The features and capabilities of the Razor are not compromised by the fact that it is 3D printed: after all, it has all the same functions as a traditional UAV with GPS waypoints for navigation, mile-distance control, camera hoisting, and phone linking capabilities that extend the distance it can be controlled within. The greatest advantage of this being 3D printed is that it can be modified and reprinted on the whim.

Last but not least: Soleon is an Italian UAV company advancing its efforts in 3D printing UAVs. Because it deals with diverse projects, including aerial photography and thermal mapping, designs ought to be flexible and quick for upgrades. Soleon uses Materialise to meet customer needs, shorten lead times, and reduce UAV weight. One of their 3D printed UAVs is called SoleonAgro, which is intended for agricultural pest control.

GKN Driveline expands deployment of 3D Printing solutions

‘As we continue to design parts specifically for additive manufacturing, we are finding more and more applications that are delivering value. In the future, I believe that FDM 3D printing will become an integral part of our entire tool development cycle and help us further improve business performance.’ says Carlo Cavallini, GKN lead process engineer.

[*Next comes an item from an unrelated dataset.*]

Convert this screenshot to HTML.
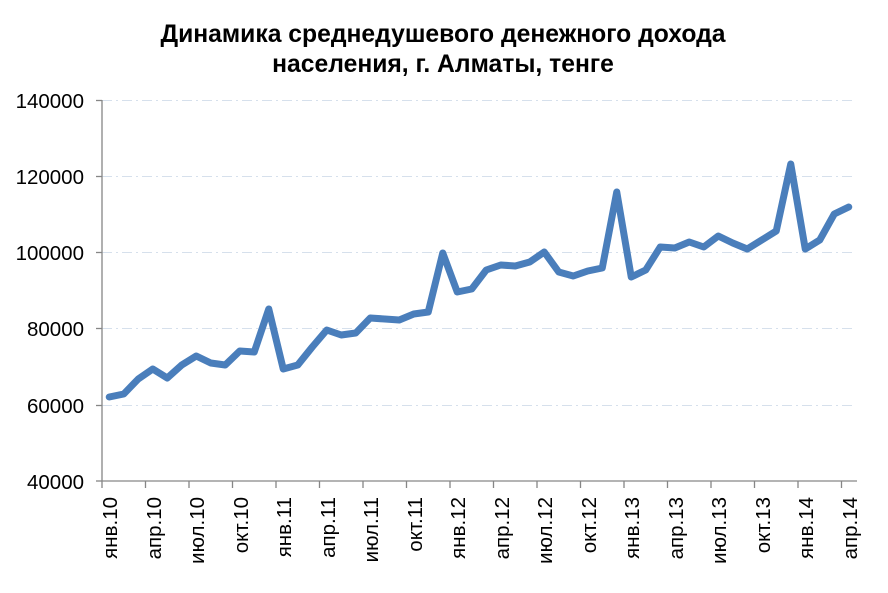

GKN Driveline —an UK-based, multi-national driveline components supplier and division of global engineering company GKN— is expanding deployment of Stratasys 3D printing solutions at its plant in Florence, Italy, thus replacing several traditional manufacturing processes. GKN Driveline serves over 90 percent of automotive manufacturers globally, including the Fiat Chrysler Automobiles Group as well as Ferrari and Maserati. Customer lead times are continuing to shorten and the plant in Florence identified several applications that 3D printing could be used for, facilitating an overall increase in productivity.

‘The ability to quickly 3D print tools and parts that are customized to a specific production need gives us a new level of flexibility and significantly reduces our supply chain,’ adds Cavallini, also team leader at the plant. ‘Considering that we produce several thousand, individual parts a week, this ability to manufacture on-demand is crucial to ensuring our production line is always operational and maintains business continuity.' The plant’s factory floor team is using the Fortus 450mc to produce complex assembly tools for the production line in almost 70 percent less time than it takes using traditional methods. This, in turn, has enabled the team to undertake feasibility analyses of the tools and start using them more quickly, therefore accelerating the overall production schedule.

The team also managed to print a bespoke end-of-arm tool that moves individual components from one point of the assembly line to the next. It is made from ULTEM 9085 high-performance 3D printing material and can therefore endure prolonged use, said to equal that of a like-for-like metal component. A number of 3D printed end-of-arm tools are now in use across production, significantly reducing production downtime. 3D printing is also being used to produce customized, on-demand replacement parts for manufacturing equipment. For instance, the team recently printed a missing cable bracket for a robot, saving a week on the time it would have taken for a supplier to deliver it and consequently accelerating the delivery of parts to customers.